What the task asks: Below are records; count the lines that contain "code" and give only the total.
--- START Data to process ---
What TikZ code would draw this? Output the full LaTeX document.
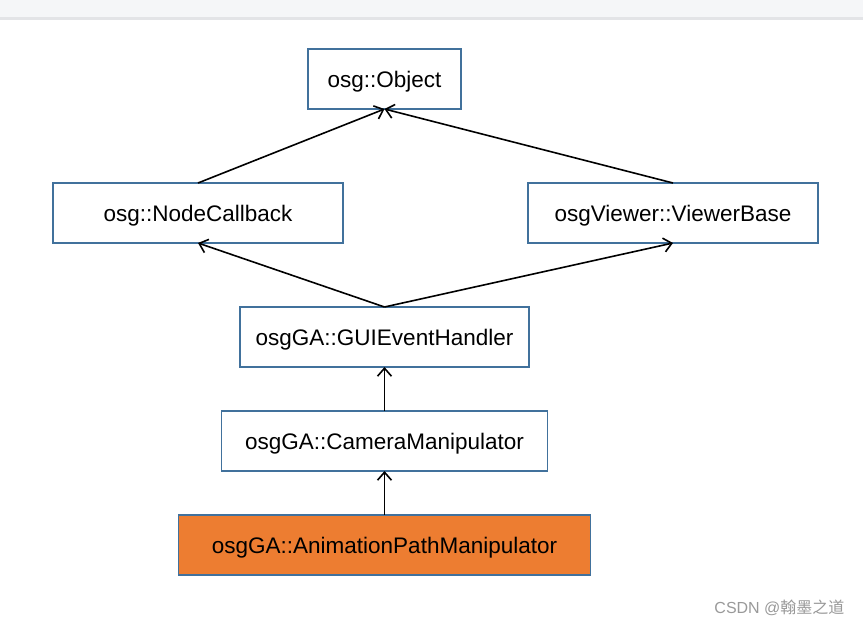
\documentclass[tikz,border=0pt]{standalone}
\usepackage{fontspec}
\setmainfont{Liberation Sans}
\newfontfamily\cjk{Noto Sans CJK SC}
\usetikzlibrary{arrows.meta}
\usetikzlibrary{positioning}
\definecolor{boxblue}{HTML}{41719C}
\definecolor{boxorange}{HTML}{ED7D31}
\definecolor{topbar}{HTML}{F5F6F8}
\definecolor{topedge}{HTML}{E3E4E7}

\begin{document}
\begin{tikzpicture}[x=1pt,y=-1pt,node distance=44pt,class node/.style={rectangle,draw=boxblue,line width=1.8pt,outer sep=0pt,inner sep=0pt,minimum height=60pt,text depth=0pt,font=\fontsize{22.5}{26}\selectfont}]

				\useasboundingbox (0,0) rectangle (863,627);
				\fill[topbar] (0,0) rectangle (863,20);
				\fill[topedge] (0,17) rectangle (863,20);

				\node[class node,minimum width=153pt] (Object) at (384.5,79) {osg::Object};
				\node[class node,minimum width=290pt] (NodeCallback) at (198,213) {osg::NodeCallback};
				\node[class node,minimum width=290pt] (ViewerBase) at (673,213) {osgViewer::ViewerBase};
				\node[class node,minimum width=289pt] (GUIEventHandler) at (384.5,337) {osgGA::GUIEventHandler};
				\node[class node,minimum width=326pt] (CameraManipulator) [below=44pt of GUIEventHandler] {osgGA::CameraManipulator};
				\node[class node,minimum width=412pt,fill=boxorange] (AnimationPathManipulator) [below=44pt of CameraManipulator] {osgGA::AnimationPathManipulator};

				\node[anchor=base east,text=black!40,font=\fontsize{16}{19}\selectfont] (mark) at (848,613) {CSDN @{\cjk 翰墨之道}};

				\path[->,>={Straight Barb[length=8pt,width=14pt]},line width=1.6pt]
				(NodeCallback.north) edge (Object.south)
				(ViewerBase.north) edge (Object.south)
				(GUIEventHandler.north) edge (NodeCallback.south)
				(GUIEventHandler.north) edge (ViewerBase.south)
				(CameraManipulator) edge (GUIEventHandler)
				(AnimationPathManipulator) edge (CameraManipulator);

\end{tikzpicture}
\end{document}
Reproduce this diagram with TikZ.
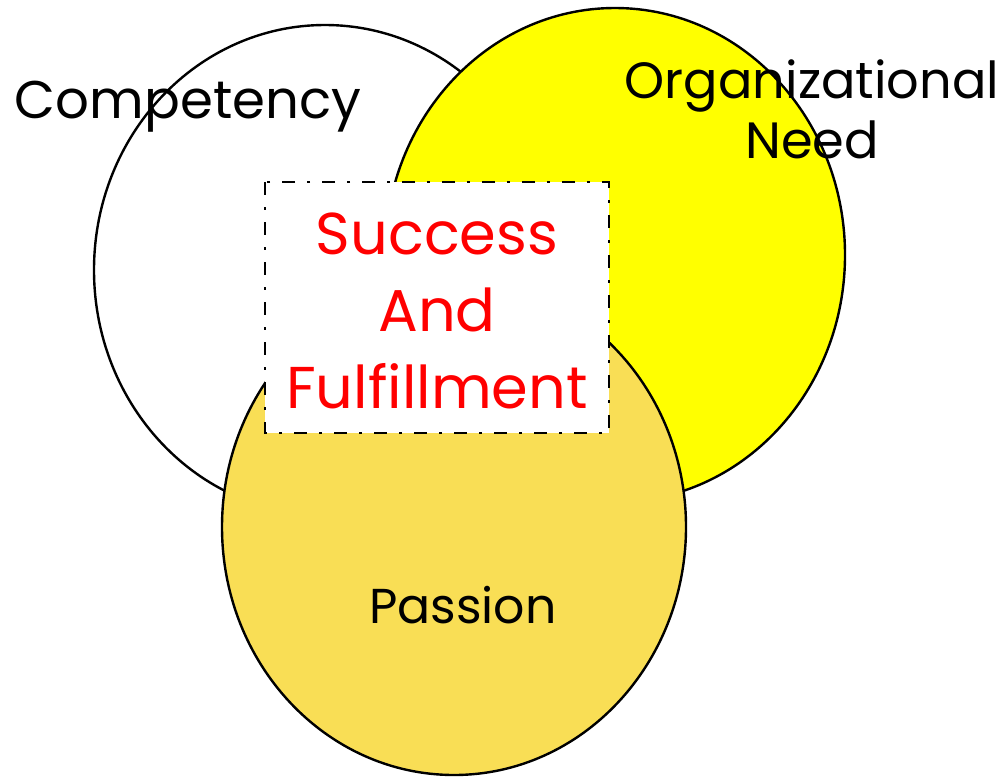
\documentclass[tikz,border=0pt]{standalone}
\usepackage{fontspec}
\setmainfont{Poppins}
\usetikzlibrary{shapes.geometric}
\definecolor{passionfill}{HTML}{F9DE55}
\definecolor{needfill}{HTML}{FFFF00}
\tikzset{
  blob/.style={ellipse, draw=black, line width=2.4pt, inner sep=0pt},
  label/.style={text=black, inner sep=0pt},
  core/.style={font=\fontsize{59}{77}\selectfont, text=red, inner sep=0pt, align=center},
  frame/.style={draw=black, fill=white, line width=2.4pt,
    dash pattern=on 13pt off 12pt on 3pt off 12pt}
}
\begin{document}
\begin{tikzpicture}[x=1pt,y=-1pt]
\useasboundingbox (0,0) rectangle (1008,776);
\node[blob, fill=white, minimum width=462pt, minimum height=490pt] (comp) at (325,270) {};
\node[blob, fill=needfill, minimum width=460pt, minimum height=494pt] (need) at (615,255) {};
\node[blob, fill=passionfill, minimum width=464pt, minimum height=496pt] (pass) at (454,527) {};
\draw[frame] (265,182) rectangle (609,433);
\node[core, anchor=base] (succ) at (437,408) {Success\\And\\Fulfillment};
\node[label, anchor=base, font=\fontsize{53}{60}\selectfont] (lcomp) at (188,118) {Competency};
\node[label, anchor=base, align=center, font=\fontsize{51}{60}\selectfont] (lneed) at (812,158) {Organizational\\Need};
\node[label, anchor=base, font=\fontsize{49}{60}\selectfont] (lpass) at (463,623) {Passion};
\end{tikzpicture}
\end{document}
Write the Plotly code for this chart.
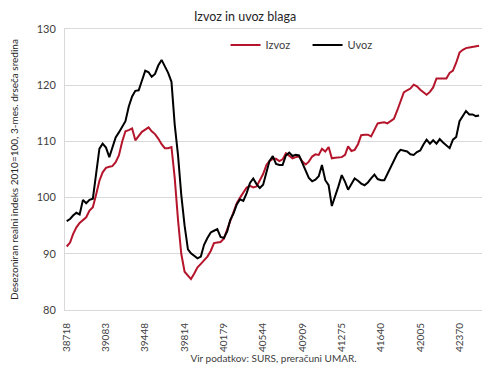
import datetime as dt
import plotly.graph_objects as go

# Monthly data Jan 2006 .. Jul 2016 (Excel date serials on the x axis)
years = list(range(2006, 2017))
izvoz = [
    91.3, 92.0, 93.5, 94.7, 95.5, 96.0, 96.5, 97.7, 98.3, 100.5, 103.0, 104.5,
    105.3, 105.5, 105.6, 106.3, 107.5, 110.0, 111.8, 112.0, 112.3, 110.2, 110.9, 111.7,
    112.1, 112.5, 111.8, 111.3, 110.5, 109.5, 108.8, 108.8, 109.0, 103.5, 96.0, 90.0,
    86.8, 86.0, 85.5, 86.5, 87.6, 88.2, 88.9, 89.5, 90.5, 91.9, 92.0, 92.1,
    92.7, 94.3, 95.8, 97.5, 99.0, 100.0, 101.0, 101.8, 102.1, 101.8, 102.0, 103.0,
    104.2, 105.8, 106.5, 106.9, 106.9, 106.5, 106.8, 107.9, 107.4, 107.0, 107.2, 107.3,
    106.4, 105.9, 106.4, 107.3, 107.7, 107.6, 108.7, 108.2, 109.0, 107.0, 107.1, 107.1,
    107.2, 107.6, 109.1, 108.3, 108.5, 109.5, 111.1, 111.2, 111.2, 110.9, 112.2, 113.2,
    113.3, 113.4, 113.2, 113.6, 114.0, 115.5, 117.0, 118.7, 119.1, 119.4, 120.1, 119.8,
    119.2, 118.7, 118.3, 118.8, 119.6, 121.2, 121.2, 121.1, 121.2, 122.2, 122.6, 124.0,
    125.8, 126.3, 126.6, 126.7, 126.8, 126.9, 127.0,
]
uvoz = [
    95.8, 96.2, 96.8, 97.3, 97.0, 99.6, 99.0, 99.6, 99.8, 104.0, 108.7, 109.6,
    108.9, 107.2, 109.0, 110.7, 111.6, 112.6, 113.6, 116.2, 118.0, 119.0, 119.1, 120.8,
    122.6, 122.3, 121.5, 122.0, 123.5, 124.5, 123.5, 122.2, 120.6, 113.0, 107.5, 100.5,
    95.0, 90.8, 90.1, 89.7, 89.2, 89.5, 91.6, 92.8, 93.8, 94.1, 94.4, 93.0,
    92.8, 94.0, 96.0, 97.2, 98.8, 99.7, 99.4, 100.8, 102.6, 103.4, 102.4, 101.7,
    102.3, 104.5, 106.5, 107.4, 106.0, 105.8, 105.8, 107.5, 108.0, 107.4, 107.6, 107.5,
    106.1, 104.8, 103.5, 102.9, 103.2, 103.8, 105.8, 103.1, 102.2, 98.5, 100.2, 102.0,
    104.0, 102.8, 101.4, 102.3, 103.4, 103.0, 102.5, 102.2, 102.7, 103.4, 104.1, 103.3,
    103.1, 103.1, 104.2, 105.4, 106.6, 107.8, 108.5, 108.3, 108.2, 107.7, 107.6, 108.1,
    108.4, 109.5, 110.3, 109.6, 110.2, 109.6, 110.4, 109.8, 109.3, 108.8, 110.3, 110.8,
    113.6, 114.5, 115.4, 114.8, 114.8, 114.5, 114.6,
]

base = dt.date(1899, 12, 30)
def serial(y, m):
    return (dt.date(y, m, 1) - base).days

x = [serial(2006 + k // 12, k % 12 + 1) for k in range(len(izvoz))]
tickvals = [serial(y, 1) for y in years]
ticktext = [str(v) for v in tickvals]

# the page body keeps the browser's default 8px margin, so the figure is 8px smaller
W, H, OFF = 490 - 8, 369 - 8, 8

font = "Lato, 'Open Sans', sans-serif"
fig = go.Figure()
fig.add_trace(go.Scatter(x=x, y=izvoz, mode="lines", name="Izvoz",
                         line=dict(color="#b5152b", width=2)))
fig.add_trace(go.Scatter(x=x, y=uvoz, mode="lines", name="Uvoz",
                         line=dict(color="#000000", width=2)))

fig.update_layout(
    width=W, height=H,
    margin=dict(l=65 - OFF, r=8, t=29 - OFF, b=59, autoexpand=False),
    paper_bgcolor="white", plot_bgcolor="white",
    font=dict(family=font, color="#404040", size=11),
    title=dict(text="Izvoz in uvoz blaga", x=(245 - OFF) / W, xanchor="center",
               y=1 - (17 - OFF) / H, yanchor="middle", font=dict(size=12.5, color="#262626")),
    showlegend=True,
    legend=dict(orientation="h", x=0.385, xanchor="left", y=0.995, yanchor="top",
                bgcolor="rgba(0,0,0,0)", font=dict(size=11, color="#404040"),
                entrywidth=37, entrywidthmode="pixels", itemwidth=30),
    xaxis=dict(range=[38702, 42579], tickmode="array", tickvals=tickvals,
               ticktext=ticktext, tickangle=-90, tickfont=dict(size=10, color="#404040"),
               showgrid=False, zeroline=False, showline=True, linecolor="#d9d9d9",
               linewidth=1, mirror=True, ticks="outside", ticklen=8, tickcolor="rgba(0,0,0,0)",
               automargin=False,
               title=dict(text="Vir podatkov: SURS, preračuni UMAR.",
                          font=dict(size=10, color="#404040"), standoff=2)),
    yaxis=dict(range=[80, 130], tickvals=[80, 90, 100, 110, 120, 130],
               tickfont=dict(size=11, color="#404040"),
               showgrid=True, gridcolor="#d9d9d9", gridwidth=1, zeroline=False,
               showline=True, linecolor="#d9d9d9", mirror=True, ticks="outside",
               ticklen=6, tickcolor="rgba(0,0,0,0)", automargin=False,
               title=dict(text="Desezoniran realni indeks 2010=100, 3-mes. drseča sredina",
                          font=dict(size=10, color="#262626"), standoff=16)),
)

fig.write_html("out.html")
--- END Data to process ---
Written reply: 2